Opinion
April 4, 1991
Appeal from the Supreme Court, Albany County.
Petitioner, an inmate at Auburn Correctional Facility in Cayuga County, was charged with use of a controlled substance in violation of State-wide rule 113.12 (see, 7 NYCRR 270.2 [B] [14] [iii]). At a tier III disciplinary hearing, the results of two separate EMIT tests were received, each positive for the presence of cocaine metabolite in a sample of petitioner's urine which was secured at the conclusion of a family reunion program visit with his wife (see, 7 NYCRR 1020.4 [a] [2] [ii]). Petitioner was found guilty of the charge, punishment was imposed and, following administrative review, petitioner brought this proceeding to annul the determination, which was transferred to this court pursuant to CPLR 7804 (g).
Initially, we reject the claim that respondents failed to establish a sufficient chain of custody of the urine sample. Testimony given by petitioner and another inmate that the sample was left unattended in a nonsecure area for a short period of time was contradicted by testimony of Correction Officer M. Morabito and merely provided a credibility issue which the Hearing Officer was free to resolve against petitioner (see, Matter of Abreu v. Coughlin, 157 A.D.2d 1028, 1029). The chain of custody information set forth on the urinalysis forms provided a sufficient foundation for their admission (see, Matter of Berrios v. Kuhlmann, 143 A.D.2d 475, 477; Matter of Price v Coughlin, 116 A.D.2d 898, 899).

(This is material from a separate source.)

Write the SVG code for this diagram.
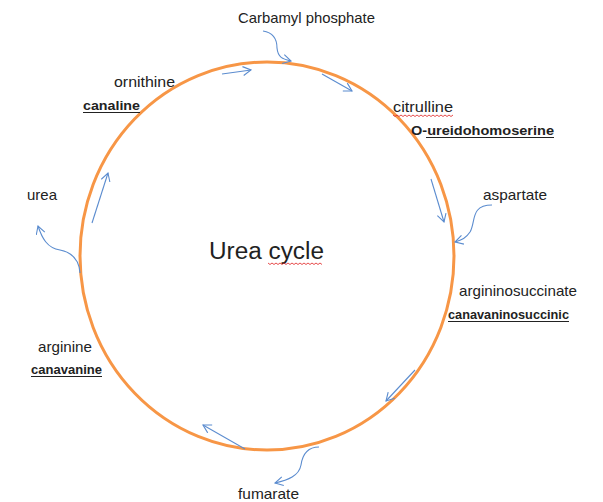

We also reject the contention that respondents did not follow appropriate testing procedures. The testimony of Correction Officers A. Zentner and R. Cotter, together with their completed urinalysis procedure forms, established compliance with the relevant provisions of 7 N.Y.CRR part 1020, including the requirement that new positive and negative control tests be run prior to the second urinalysis test (see, 7 NYCRR 1020.4 [e] [1] [iv]).
Nor is there merit to the contention that petitioner was deprived of his right to present witnesses and documentary evidence. There is no evidence in the record to support the claim that requested inmate witnesses were intimidated into refusing to testify, and petitioner's request to introduce character evidence was properly denied (see, Matter of White v. Scully, 156 A.D.2d 942). Finally, we find no error in respondents' refusal to provide petitioner with the quarterly proficiency report, which was neither probative of nor material to petitioner's defense (see, Matter of Berrios v. Kuhlmann, supra).
Determination confirmed, and petition dismissed, without costs. Mahoney, P.J., Casey, Levine, Mercure and Harvey, JJ., concur.